В начале ноября Блох (впервые под собственным именем) углубил свою критику теоретическим соображением, прозвучавшим как прямой ответ на похвалу Ленина в адрес германского государственного капитализма. Блох констатирует, что «юнкерско-военная система командного принуждения продолжает сохраняться и в марксистской, тотальной фабричной системе», и заканчивает остро полемически: «Социализм без повсеместного ослабления пут, без самой широкой демократии — в том числе и индивидуальной жизни — есть та же самая Пруссия, только на иной манер… Свобода, которую надо заново завоевать [после краха кайзеровского прусского государства], свобода от экономического с восторгом сохранит великие идеалы буржуазной демократии, не разрушит их, не будет их оплевывать и не даст погибнуть в большевистской социальной диктатуре»{483}.

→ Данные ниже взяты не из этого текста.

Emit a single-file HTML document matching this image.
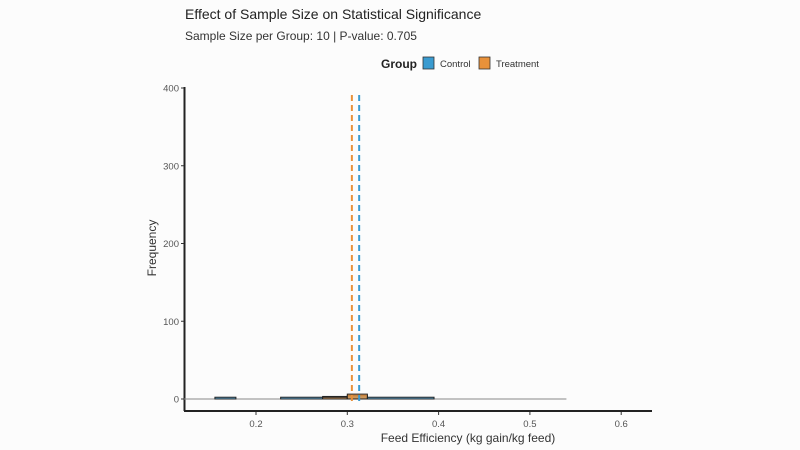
<!DOCTYPE html>
<html><head><meta charset="utf-8"><style>
body{margin:0;background:#fcfcfc;}
svg{display:block;font-family:"Liberation Sans",sans-serif;}
</style></head><body>
<svg id="chart" width="800" height="450">
<rect width="800" height="450" fill="#fcfcfc"/>
<text x="185" y="19" font-size="14" fill="#222">Effect of Sample Size on Statistical Significance</text>
<text x="185" y="40" font-size="12" fill="#333">Sample Size per Group: 10 | P-value: 0.705</text>
<g>
<text x="381" y="68" font-size="12" font-weight="bold" fill="#222">Group</text>
<g><rect x="423" y="57" width="11" height="12" fill="#3a9bd0" stroke="#333" stroke-width="0.8"/><text x="440" y="67" font-size="9.5" fill="#333">Control</text></g>
<g><rect x="479" y="57" width="11" height="12" fill="#e8913a" stroke="#333" stroke-width="0.8"/><text x="496" y="67" font-size="9.5" fill="#333">Treatment</text></g>
</g>
<g id="plot"></g>
<text transform="translate(156,248) rotate(-90)" text-anchor="middle" font-size="12" fill="#333">Frequency</text>
<text x="468" y="442" text-anchor="middle" font-size="12" fill="#333">Feed Efficiency (kg gain/kg feed)</text>
</svg>
<script>
const xTicks=[0.2,0.3,0.4,0.5,0.6];
const yTicks=[0,100,200,300,400];
const binStarts=[0.155,0.227,0.273,0.300,0.322];
const binEnds=[0.178,0.273,0.300,0.322,0.395];
const controlCounts=[1,1,2,3,1];
const treatmentCounts=[0,0,1,5,0];
const controlMean=0.313;
const treatmentMean=0.305;
const rangeMin=0.155, rangeMax=0.54;
const ns="http://www.w3.org/2000/svg";
const X=v=>256+(v-0.2)*913;
const Y=v=>399-v*0.7775;
const g=document.getElementById('plot');
function mk(t,a,p){const e=document.createElementNS(ns,t);for(const k in a)e.setAttribute(k,a[k]);(p||g).appendChild(e);return e;}
// axes
let ya=mk('line',{x1:184.5,y1:87,x2:184.5,y2:411,stroke:'#222','stroke-width':2});


let xa=mk('line',{x1:184,y1:411,x2:652,y2:411,stroke:'#222','stroke-width':2});


yTicks.forEach(t=>{
 mk('line',{x1:181,y1:Y(t),x2:184,y2:Y(t),stroke:'#333'});
 const tx=mk('text',{x:179,y:Y(t)+3.5,'text-anchor':'end','font-size':9.5,fill:'#555'});tx.textContent=t;
 
 
});
xTicks.forEach(t=>{
 mk('line',{x1:X(t),y1:412,x2:X(t),y2:415,stroke:'#333'});
 const tx=mk('text',{x:X(t),y:427,'text-anchor':'middle','font-size':9.5,fill:'#555'});tx.textContent=t;
 
 
});
// zero/range line
let zl=mk('line',{x1:X(rangeMin),y1:Y(0),x2:X(rangeMax),y2:Y(0),stroke:'#888','stroke-width':1});


mk('line',{x1:184,y1:Y(0),x2:X(rangeMin),y2:Y(0),stroke:'#888','stroke-width':1});
// bars
binStarts.forEach((s,i)=>{
 [[controlCounts[i],'#3a9bd0'],[treatmentCounts[i],'#e8913a']].forEach(([c,col],j)=>{
  if(!c)return;
  const r=mk('rect',{x:X(s),y:Y(c)-1,width:X(binEnds[i])-X(s),height:Y(0)-Y(c)+1,fill:col,'fill-opacity':0.8,stroke:'#222','stroke-width':1});
  
  
 });
});
// mean lines
let ml1=mk('line',{x1:X(treatmentMean),y1:Y(0)+2,x2:X(treatmentMean),y2:92,stroke:'#e8913a','stroke-width':2,'stroke-dasharray':'6,4'});


let ml2=mk('line',{x1:X(controlMean),y1:Y(0)+2,x2:X(controlMean),y2:92,stroke:'#3a9bd0','stroke-width':2,'stroke-dasharray':'6,4'});


</script>
</body></html>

Блох, надо сказать, до того как занялся публицистикой, искал «дух утопии» (в своем первом главном труде, вышедшем под таким названием в 1918 г.) не на Западе, а на обширном, неопределенном Востоке, ближнем и дальнем, и прежде всего опять-таки в «русской теплоте и надеждах». Сотериологическая «Индия в тумане», носящаяся перед его мысленным взором, обнимала «всю безмерную Россию». Отсюда, где «дух Севера… вполне слился с читающей заклинания Азией» и говорит «ради Сиона», обращаясь ко всему миру, отсюда «опустошенный западный человек снова» может отправиться в путь, «в еще более бездонные глубины, таящиеся там», домой к «материнскому Востоку», в поисках «нового Иерусалима вместо старого Рима»{484}.